_Direction_: Go through the listing and set it down exactly, leaving out its pictures.

-*-*-

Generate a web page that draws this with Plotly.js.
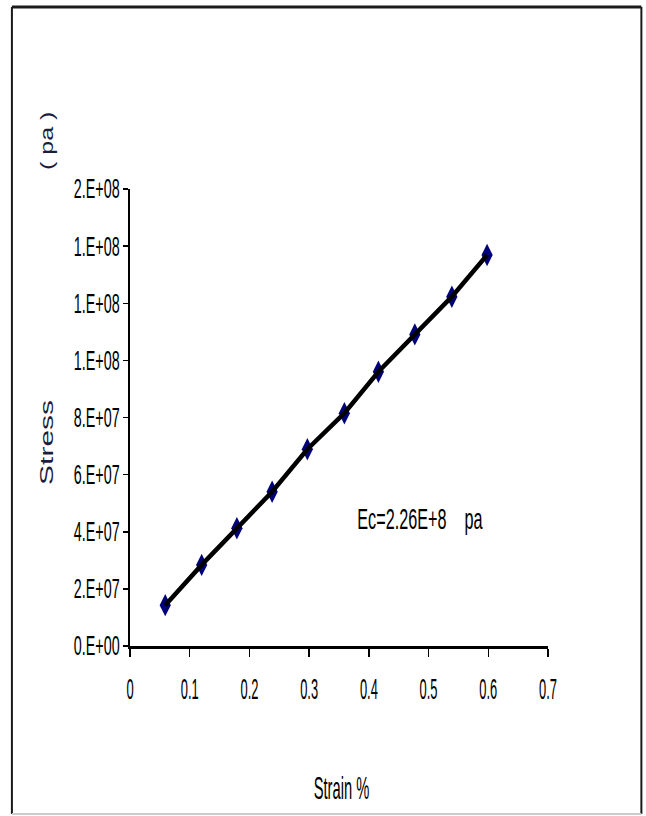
<!DOCTYPE html>
<html>
<head>
<meta charset="utf-8">
<script src="https://cdn.plot.ly/plotly-3.0.1.min.js"></script>
<style>
  html, body { margin: 0; padding: 0; background: #ffffff; }
  #chart { width: 646px; height: 816px; }
</style>
</head>
<body>
<div id="chart"></div>
<script>
// Data
const strain = [0.059, 0.120, 0.179, 0.238, 0.297, 0.359, 0.416, 0.477, 0.539, 0.598];
const stress = [1.43e7, 2.84e7, 4.12e7, 5.40e7, 6.89e7, 8.15e7, 9.60e7, 1.091e8, 1.223e8, 1.369e8];

const yTickVals = [0, 2e7, 4e7, 6e7, 8e7, 1e8, 1.2e8, 1.4e8, 1.6e8];
const yTickText = ["0.E+00", "2.E+07", "4.E+07", "6.E+07", "8.E+07", "1.E+08", "1.E+08", "1.E+08", "2.E+08"];
const xTickVals = [0, 0.1, 0.2, 0.3, 0.4, 0.5, 0.6, 0.7];
const xTickText = ["0", "0.1", "0.2", "0.3", "0.4", "0.5", "0.6", "0.7"];

const sans = "Liberation Sans, Arial, sans-serif";

const traces = [
  {
    x: strain, y: stress, type: "scatter", mode: "markers",
    marker: { symbol: "diamond-tall", size: 16, color: "#00007a", line: { width: 0 } },
    showlegend: false, hoverinfo: "skip"
  },
  {
    x: strain, y: stress, type: "scatter", mode: "lines",
    line: { color: "#000000", width: 4.5 },
    showlegend: false, hoverinfo: "skip"
  }
];

const layout = {
  width: 646, height: 816,
  margin: { l: 130, r: 98, t: 189, b: 170 },
  paper_bgcolor: "#ffffff",
  plot_bgcolor: "#ffffff",
  showlegend: false,
  xaxis: {
    range: [0, 0.7],
    tickvals: xTickVals, ticktext: xTickText,
    showgrid: false, zeroline: false,
    showline: true, linecolor: "#000000", linewidth: 3,
    ticks: "outside", ticklen: 8, tickwidth: 1.5, tickcolor: "#000000",
    ticklabelstandoff: 6,
    tickfont: { family: sans, size: 30, color: "#000000" },
    fixedrange: true
  },
  yaxis: {
    range: [0, 1.6e8],
    tickvals: yTickVals, ticktext: yTickText,
    showgrid: false, zeroline: false,
    showline: true, linecolor: "#000000", linewidth: 2,
    ticks: "outside", ticklen: 5, tickwidth: 1.5, tickcolor: "#000000",
    tickfont: { family: sans, size: 27, color: "#000000" },
    fixedrange: true
  },
  annotations: [
    { text: "Stress", xref: "paper", yref: "paper", x: -0.1987, y: 0.4464,
      xanchor: "center", yanchor: "middle", textangle: -90, showarrow: false,
      font: { family: sans, size: 30, color: "#1c1c3c" } },
    { text: "( pa )", xref: "paper", yref: "paper", x: -0.1987, y: 1.105,
      xanchor: "center", yanchor: "middle", textangle: -90, showarrow: false,
      font: { family: sans, size: 25, color: "#1c1c3c" } },
    { text: "Ec=2.26E+8&nbsp;&nbsp;&nbsp;&nbsp;pa", xref: "paper", yref: "paper", x: 0.693, y: 0.278,
      xanchor: "center", yanchor: "middle", showarrow: false,
      font: { family: sans, size: 30, color: "#000000" } },
    { text: "Strain %", xref: "paper", yref: "paper", x: 0.5068, y: -0.3107,
      xanchor: "center", yanchor: "middle", showarrow: false,
      font: { family: sans, size: 32, color: "#000000" } }
  ],
  shapes: [
    { type: "line", xref: "paper", yref: "paper", x0: -0.2825, x1: 1.2234, y0: 1.3983, y1: 1.3983,
      line: { color: "#1a1a1a", width: 3 } },
    { type: "line", xref: "paper", yref: "paper", x0: -0.2825, x1: -0.2825, y0: 1.3983, y1: -0.3676,
      line: { color: "#1a1a1a", width: 2 } },
    { type: "line", xref: "paper", yref: "paper", x0: 1.2234, x1: 1.2234, y0: 1.3983, y1: -0.3676,
      line: { color: "#1a1a1a", width: 2 } },
    { type: "line", xref: "paper", yref: "paper", x0: -0.2825, x1: 1.2234, y0: -0.3676, y1: -0.3676,
      line: { color: "#cccccc", width: 2 } }
  ]
};

// The reference image is horizontally compressed: condense text glyphs to match
function condense(el, factor) {
  const w = el.getComputedTextLength();
  if (w > 0) {
    el.setAttribute("textLength", (w * factor).toFixed(2));
    el.setAttribute("lengthAdjust", "spacingAndGlyphs");
  }
}
function condensePerp(el, factor) {
  const b = el.getBBox();
  const cx = b.x + b.width / 2, cy = b.y + b.height / 2;
  const prev = el.getAttribute("transform") || "";
  el.setAttribute("transform", prev + " translate(" + cx + "," + cy + ") scale(1," + factor + ") translate(" + (-cx) + "," + (-cy) + ")");
}
function shiftX(el, dx) {
  const prev = el.getAttribute("transform") || "";
  el.setAttribute("transform", "translate(" + dx + ",0) " + prev);
}

Plotly.newPlot("chart", traces, layout, { staticPlot: true, displayModeBar: false }).then(function (gd) {
  gd.querySelectorAll(".xtick text").forEach(function (t) { condense(t, 0.43); });
  gd.querySelectorAll(".ytick text").forEach(function (t) { condense(t, 0.53); shiftX(t, 2); });
  const ann = gd.querySelectorAll(".annotation-text");
  condensePerp(ann[0], 0.62);
  condensePerp(ann[1], 0.72);
  condense(ann[2], 0.54);
  condense(ann[3], 0.46);
});
</script>
</body>
</html>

-*-*-

_Answer to the task_:
Generate a web page that draws this with Plotly.js.
<!DOCTYPE html>
<html>
<head>
<meta charset="utf-8">
<script src="https://cdn.plot.ly/plotly-3.0.1.min.js"></script>
<style>
  html, body { margin: 0; padding: 0; background: #ffffff; }
  #chart { width: 646px; height: 816px; }
</style>
</head>
<body>
<div id="chart"></div>
<script>
// Data
const strain = [0.059, 0.120, 0.179, 0.238, 0.297, 0.359, 0.416, 0.477, 0.539, 0.598];
const stress = [1.43e7, 2.84e7, 4.12e7, 5.40e7, 6.89e7, 8.15e7, 9.60e7, 1.091e8, 1.223e8, 1.369e8];

const yTickVals = [0, 2e7, 4e7, 6e7, 8e7, 1e8, 1.2e8, 1.4e8, 1.6e8];
const yTickText = ["0.E+00", "2.E+07", "4.E+07", "6.E+07", "8.E+07", "1.E+08", "1.E+08", "1.E+08", "2.E+08"];
const xTickVals = [0, 0.1, 0.2, 0.3, 0.4, 0.5, 0.6, 0.7];
const xTickText = ["0", "0.1", "0.2", "0.3", "0.4", "0.5", "0.6", "0.7"];

const sans = "Liberation Sans, Arial, sans-serif";

const traces = [
  {
    x: strain, y: stress, type: "scatter", mode: "markers",
    marker: { symbol: "diamond-tall", size: 16, color: "#00007a", line: { width: 0 } },
    showlegend: false, hoverinfo: "skip"
  },
  {
    x: strain, y: stress, type: "scatter", mode: "lines",
    line: { color: "#000000", width: 4.5 },
    showlegend: false, hoverinfo: "skip"
  }
];

const layout = {
  width: 646, height: 816,
  margin: { l: 130, r: 98, t: 189, b: 170 },
  paper_bgcolor: "#ffffff",
  plot_bgcolor: "#ffffff",
  showlegend: false,
  xaxis: {
    range: [0, 0.7],
    tickvals: xTickVals, ticktext: xTickText,
    showgrid: false, zeroline: false,
    showline: true, linecolor: "#000000", linewidth: 3,
    ticks: "outside", ticklen: 8, tickwidth: 1.5, tickcolor: "#000000",
    ticklabelstandoff: 6,
    tickfont: { family: sans, size: 30, color: "#000000" },
    fixedrange: true
  },
  yaxis: {
    range: [0, 1.6e8],
    tickvals: yTickVals, ticktext: yTickText,
    showgrid: false, zeroline: false,
    showline: true, linecolor: "#000000", linewidth: 2,
    ticks: "outside", ticklen: 5, tickwidth: 1.5, tickcolor: "#000000",
    tickfont: { family: sans, size: 27, color: "#000000" },
    fixedrange: true
  },
  annotations: [
    { text: "Stress", xref: "paper", yref: "paper", x: -0.1987, y: 0.4464,
      xanchor: "center", yanchor: "middle", textangle: -90, showarrow: false,
      font: { family: sans, size: 30, color: "#1c1c3c" } },
    { text: "( pa )", xref: "paper", yref: "paper", x: -0.1987, y: 1.105,
      xanchor: "center", yanchor: "middle", textangle: -90, showarrow: false,
      font: { family: sans, size: 25, color: "#1c1c3c" } },
    { text: "Ec=2.26E+8&nbsp;&nbsp;&nbsp;&nbsp;pa", xref: "paper", yref: "paper", x: 0.693, y: 0.278,
      xanchor: "center", yanchor: "middle", showarrow: false,
      font: { family: sans, size: 30, color: "#000000" } },
    { text: "Strain %", xref: "paper", yref: "paper", x: 0.5068, y: -0.3107,
      xanchor: "center", yanchor: "middle", showarrow: false,
      font: { family: sans, size: 32, color: "#000000" } }
  ],
  shapes: [
    { type: "line", xref: "paper", yref: "paper", x0: -0.2825, x1: 1.2234, y0: 1.3983, y1: 1.3983,
      line: { color: "#1a1a1a", width: 3 } },
    { type: "line", xref: "paper", yref: "paper", x0: -0.2825, x1: -0.2825, y0: 1.3983, y1: -0.3676,
      line: { color: "#1a1a1a", width: 2 } },
    { type: "line", xref: "paper", yref: "paper", x0: 1.2234, x1: 1.2234, y0: 1.3983, y1: -0.3676,
      line: { color: "#1a1a1a", width: 2 } },
    { type: "line", xref: "paper", yref: "paper", x0: -0.2825, x1: 1.2234, y0: -0.3676, y1: -0.3676,
      line: { color: "#cccccc", width: 2 } }
  ]
};

// The reference image is horizontally compressed: condense text glyphs to match
function condense(el, factor) {
  const w = el.getComputedTextLength();
  if (w > 0) {
    el.setAttribute("textLength", (w * factor).toFixed(2));
    el.setAttribute("lengthAdjust", "spacingAndGlyphs");
  }
}
function condensePerp(el, factor) {
  const b = el.getBBox();
  const cx = b.x + b.width / 2, cy = b.y + b.height / 2;
  const prev = el.getAttribute("transform") || "";
  el.setAttribute("transform", prev + " translate(" + cx + "," + cy + ") scale(1," + factor + ") translate(" + (-cx) + "," + (-cy) + ")");
}
function shiftX(el, dx) {
  const prev = el.getAttribute("transform") || "";
  el.setAttribute("transform", "translate(" + dx + ",0) " + prev);
}

Plotly.newPlot("chart", traces, layout, { staticPlot: true, displayModeBar: false }).then(function (gd) {
  gd.querySelectorAll(".xtick text").forEach(function (t) { condense(t, 0.43); });
  gd.querySelectorAll(".ytick text").forEach(function (t) { condense(t, 0.53); shiftX(t, 2); });
  const ann = gd.querySelectorAll(".annotation-text");
  condensePerp(ann[0], 0.62);
  condensePerp(ann[1], 0.72);
  condense(ann[2], 0.54);
  condense(ann[3], 0.46);
});
</script>
</body>
</html>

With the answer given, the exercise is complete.